→ Exercise goal:
Search the material for "chart" and show all lines that contain it.

→ Given data:
* Start *

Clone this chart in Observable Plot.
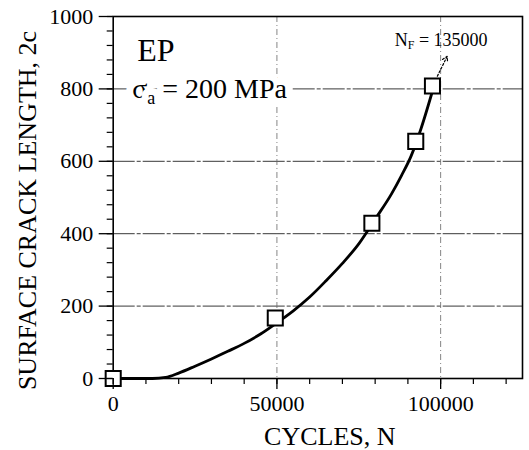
<!DOCTYPE html>
<html><head><meta charset="utf-8">
<script src="https://cdn.jsdelivr.net/npm/d3@7"></script>
<script src="https://cdn.jsdelivr.net/npm/@observablehq/plot@0.6"></script>
<style>body{margin:0;background:#fff;} svg text, svg tspan{font-family:"Liberation Serif","Times New Roman",Times,"DejaVu Serif",serif !important;}</style>
</head><body><div id="chart"></div>
<script>
// measured data points (cycles N, surface crack length 2c)
const pointCycles = [0, 49500, 79000, 92400, 97500];
const pointLength = [0, 167, 429, 655, 808];
// fitted curve
const curveCycles = [0, 12000, 16000, 20000, 25000, 30000, 35000, 40000, 45000, 50000, 55000, 60000, 65000, 70000, 75000, 80000, 85000, 88000, 91000, 94000, 97700];
const curveLength = [0, 0, 3, 15, 34, 54, 75, 97, 123, 154, 187, 225, 270, 318, 372, 440, 510, 560, 615, 690, 800];
// ticks & grid
const xMajorTicks = [0, 50000, 100000];
const xMinorTicks = [0, 10000, 20000, 30000, 40000, 50000, 60000, 70000, 80000, 90000, 100000, 110000, 120000];
const yMajorTicks = [0, 200, 400, 600, 800, 1000];
const yMinorTicks = [0, 40, 80, 120, 160, 200, 240, 280, 320, 360, 400, 440, 480, 520, 560, 600, 640, 680, 720, 760, 800, 840, 880, 920, 960, 1000];
const xGrid = [50000, 100000];
const yGrid = [200, 400, 600, 800];
// annotation
const arrowTip = [{x: 102000, y: 890}];
const xTitle = "CYCLES, N";
const yTitle = "SURFACE CRACK LENGTH, 2c";
const materialLabel = "EP";
const stressLabel = "σa = 200 MPa";
const lifeLabel = "NF = 135000";

const points = pointCycles.map((x, i) => ({x, y: pointLength[i]}));
const curve = curveCycles.map((x, i) => ({x, y: curveLength[i]}));
const last = points[points.length - 1];
const serif = "Liberation Serif, Times New Roman, serif";

const chart = Plot.plot({
  width: 529,
  height: 450,
  marginLeft: 112.7,
  marginRight: 7,
  marginTop: 16,
  marginBottom: 72,
  style: {fontFamily: serif, color: "black", background: "white"},
  x: {domain: [0, 125000]},
  y: {domain: [0, 1000]},
  marks: [
    Plot.ruleY(yGrid, {stroke: "#222", strokeWidth: 0.9, strokeDasharray: "22,2,4,2"}),
    Plot.ruleX(xGrid, {stroke: "#666", strokeWidth: 0.8, strokeDasharray: "6,3,1,3"}),
    Plot.text([stressLabel], {frameAnchor: "top-left", dx: 19, dy: 81, textAnchor: "start", lineAnchor: "bottom", fontSize: 28, fill: "black", stroke: "white", strokeWidth: 14}),
    Plot.text([materialLabel], {frameAnchor: "top-left", dx: 24, dy: 44, textAnchor: "start", lineAnchor: "bottom", fontSize: 32, fill: "black"}),
    Plot.text([lifeLabel], {frameAnchor: "top-left", dx: 328, dy: 29, textAnchor: "middle", lineAnchor: "bottom", fontSize: 18, fill: "black"}),
    Plot.frame({stroke: "black", strokeWidth: 1.6}),
    Plot.line(curve, {x: "x", y: "y", curve: "monotone-x", stroke: "black", strokeWidth: 2.8}),
    Plot.arrow(arrowTip, {x1: () => last.x, y1: () => last.y, x2: "x", y2: "y", insetStart: 11, stroke: "black", strokeWidth: 1.2, strokeDasharray: "2,2", headLength: 7}),
    Plot.dot(points, {x: "x", y: "y", symbol: "square", r: 8.5, fill: "white", stroke: "black", strokeWidth: 2}),
    Plot.axisY(yMajorTicks, {tickSize: 14, tickPadding: 6, fontSize: 22, strokeWidth: 1.3, label: null, tickFormat: d => String(d)}),
    Plot.axisY(yMinorTicks, {tickSize: 6, text: null, strokeWidth: 1.2, label: null}),
    Plot.axisX(xMajorTicks, {tickSize: 11, tickPadding: 6, fontSize: 22, strokeWidth: 1.3, label: null, tickFormat: d => String(d)}),
    Plot.axisX(xMinorTicks, {tickSize: 6, text: null, strokeWidth: 1.2, label: null}),
    Plot.text([xTitle], {frameAnchor: "bottom", dx: 12, dy: 58, textAnchor: "middle", lineAnchor: "middle", fontSize: 26, fill: "black"}),
    Plot.text([yTitle], {frameAnchor: "left", dx: -86, dy: 13, rotate: -90, textAnchor: "middle", lineAnchor: "middle", fontSize: 26, fill: "black"})
  ]
});
document.getElementById("chart").appendChild(chart);

// subscripts
chart.querySelectorAll("text").forEach(t => {
  if (t.textContent === stressLabel) {
    t.innerHTML = 'σ<tspan dy="6" font-size="18">a</tspan><tspan dy="-6"> = 200 MPa</tspan>';
  } else if (t.textContent === lifeLabel) {
    t.innerHTML = 'N<tspan dy="3" font-size="12">F</tspan><tspan dy="-3"> = 135000</tspan>';
  }
});
</script>
</body></html>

* End *

→ The response:
Clone this chart in Observable Plot.
</head><body><div id="chart"></div>
const chart = Plot.plot({
document.getElementById("chart").appendChild(chart);
chart.querySelectorAll("text").forEach(t => {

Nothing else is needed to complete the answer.